Herewith, Barney’s lessons learned: 

- He cedes over the food issue because  - he’s developed patience.  He now knows he’ll eventually win out; after these competitors have gone home, he’ll get a bonus: his food – and  a walk. 

- On these walks, he has bagged the “look both ways while crossing the street” lesson.  He’s learned, if you look four ways and no cars are coming, you can cross faster -  diagonally. 

Cats scratch. 

Can a dog who’s become deaf “hear” the distinction between “Stay!” and “Okay!” ?  Yes. 

Yawn.  If he doesn’t need to go, he doesn’t need to go. One eager walk-offerer could possibly get a bored glance; at an invitation to a walk, Barney might even stretch or turn over – acknowledging  - but  not to be confused with -  enthusiasm. 

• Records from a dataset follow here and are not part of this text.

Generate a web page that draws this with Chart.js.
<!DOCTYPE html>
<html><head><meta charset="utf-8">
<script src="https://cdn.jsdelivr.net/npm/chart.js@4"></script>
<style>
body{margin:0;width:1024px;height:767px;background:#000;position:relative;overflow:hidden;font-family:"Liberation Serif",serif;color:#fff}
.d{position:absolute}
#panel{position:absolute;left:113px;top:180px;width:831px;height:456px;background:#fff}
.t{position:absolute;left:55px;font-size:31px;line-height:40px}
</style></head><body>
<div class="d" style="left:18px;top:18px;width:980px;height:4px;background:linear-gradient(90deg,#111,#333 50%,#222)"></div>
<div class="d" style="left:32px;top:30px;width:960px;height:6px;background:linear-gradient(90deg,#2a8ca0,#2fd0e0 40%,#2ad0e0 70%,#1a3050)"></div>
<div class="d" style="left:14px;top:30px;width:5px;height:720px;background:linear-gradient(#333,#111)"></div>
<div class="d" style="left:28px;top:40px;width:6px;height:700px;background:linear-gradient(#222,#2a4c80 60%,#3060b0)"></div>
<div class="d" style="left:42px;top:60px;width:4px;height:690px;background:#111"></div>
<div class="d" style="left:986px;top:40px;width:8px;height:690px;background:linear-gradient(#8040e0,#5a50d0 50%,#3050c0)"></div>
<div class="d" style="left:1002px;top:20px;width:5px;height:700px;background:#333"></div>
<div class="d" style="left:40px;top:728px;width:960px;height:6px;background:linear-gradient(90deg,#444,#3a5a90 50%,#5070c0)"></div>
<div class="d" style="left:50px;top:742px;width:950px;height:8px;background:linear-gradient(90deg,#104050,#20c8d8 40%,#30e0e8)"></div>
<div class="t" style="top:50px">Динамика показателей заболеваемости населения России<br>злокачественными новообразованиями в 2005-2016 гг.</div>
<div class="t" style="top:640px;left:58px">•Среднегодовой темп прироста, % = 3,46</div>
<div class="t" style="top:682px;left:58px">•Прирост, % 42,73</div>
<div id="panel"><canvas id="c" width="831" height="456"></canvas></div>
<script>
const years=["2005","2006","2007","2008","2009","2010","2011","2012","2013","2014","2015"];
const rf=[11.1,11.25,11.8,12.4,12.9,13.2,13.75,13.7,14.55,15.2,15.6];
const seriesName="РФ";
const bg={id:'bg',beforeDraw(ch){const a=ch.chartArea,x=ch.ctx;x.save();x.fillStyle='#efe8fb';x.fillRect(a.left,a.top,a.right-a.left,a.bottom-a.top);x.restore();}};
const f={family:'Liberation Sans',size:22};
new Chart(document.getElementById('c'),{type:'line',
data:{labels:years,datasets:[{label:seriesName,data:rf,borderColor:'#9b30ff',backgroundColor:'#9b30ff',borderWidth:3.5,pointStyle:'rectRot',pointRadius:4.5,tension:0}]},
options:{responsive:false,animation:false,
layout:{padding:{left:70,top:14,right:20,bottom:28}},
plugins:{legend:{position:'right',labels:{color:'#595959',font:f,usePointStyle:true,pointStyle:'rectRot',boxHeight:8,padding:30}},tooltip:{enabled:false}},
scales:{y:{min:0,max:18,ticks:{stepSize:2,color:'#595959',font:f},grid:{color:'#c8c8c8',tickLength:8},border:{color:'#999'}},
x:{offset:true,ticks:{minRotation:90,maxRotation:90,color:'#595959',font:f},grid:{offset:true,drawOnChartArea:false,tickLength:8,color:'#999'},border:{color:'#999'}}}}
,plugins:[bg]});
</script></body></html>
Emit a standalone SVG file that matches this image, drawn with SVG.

Unless, see previous bullet, it’s me. Per excellent judgment in his dotage, I’m the favorite. I need only to wave my pinkie or glance door-ward, and he turns from couch potato into a frenzy of action, proving, as he occasionally does, that the athlete’s still in there somewhere. Just judiciously meted out.  

Fortunately for society at large, Barney’s enemies’ list has declined.  We’re actually quite impressed with his senior conflict avoidance techniques, like escaping to the bathroom rug when exuberant youngsters like Ginger show up, or - - just as unwelcome, company that he doesn’t really know.  And doesn’t want to know. And, instead of direct counter- attacking  those little guys – Chuhuahuas and Pekes – who go totally ballistic at the very sight of Barney, these days he wins  - by staring them down.   

Barney?  He just can’t be bothered. ###

Note:  Barney left us on Nov. 22, 2013.  He was a good dog.  RIP, Barney!